Monday, October 27, 2014

Cotton Growers Welcome Dry Weather …This Time of Year

Throughout the year, dry weather dominated the talk among farmers across the San Joaquin Valley.  In the winter and early spring, they looked to the skies for a heavy helping of wet weather to come, but came up empty.
Indian summer arrives in time for the cotton harvest.
This time of year, though, dry weather is welcomed by cotton growers with the fall harvest in full swing. So far, we’ve been experiencing a rain-free October with the daily temperatures averaging nearly 89 degrees – some 15 degrees above the historic average, according to the National Weather Service. October normally averages about one-third inch of rain.
Some years, we have seen above-average rainfall totals – storms that slowed the harvest and threatened fiber quality.
We remember that three years ago -- October 5 to be precise – Mother Nature dropped nearly an inch of rain. We fondly recall October 13, 2009 when 1.28 inches of rain drenched Valley cotton fields.  That day, dozens of visitors touring the cotton fields during the Sustainable Cotton Project’s annual farm tour got soaked as they slogged through the muddy fields to get a close look at water-logged fiber. By the way, another .11 inches fell the next day. 
There are no worries about rain-soaked cotton this season.
Usually, a little rain helps wash off any dust or sticky honeydew on the plants. As long as the sun comes out and there’s a nice warm wind blowing the next day, the cotton will dry sufficiently to avoid any concerns about mold or mildew problems.

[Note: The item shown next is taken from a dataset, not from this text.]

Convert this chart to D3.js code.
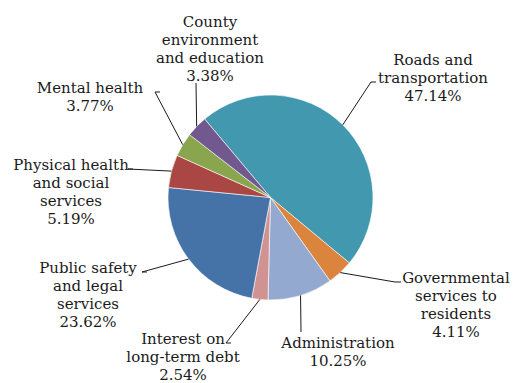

This year, our Indian summer is perfect weather for cotton harvesting – as well as Jack o’ lanterns, scare crows and trips to the pumpkin patch. This Halloween, growers are counting on a nice treat – good cotton quality.
Field scout Carlos Silva says all growers have finished defoliating their cotton plants. He estimates about half of the fields have been harvested.  On the pest front, white fly and aphid populations have been in check, allaying fears about sticky cotton. 
Sign warns about defoliation.
Speaking of farm tours, you might see a couple tour buses rumbling around the cotton fields on Thursday. The ever-popular Cotton Farm Tour takes place again. Sponsored by the San Joaquin Sustainable Farming Project, the annual free event offers visitors from fashion brands, design students, government agencies and other community members a behind-the-scenes look at the many sides of cotton production. 
One more cutting looms for Valley alfalfa growers.

Meanwhile, Carlos says most alfalfa growers are experiencing a rather normal season. By his count, some three out of four growers are looking at harvesting one more time. Some are even squeezing out one more crop without irrigating this round.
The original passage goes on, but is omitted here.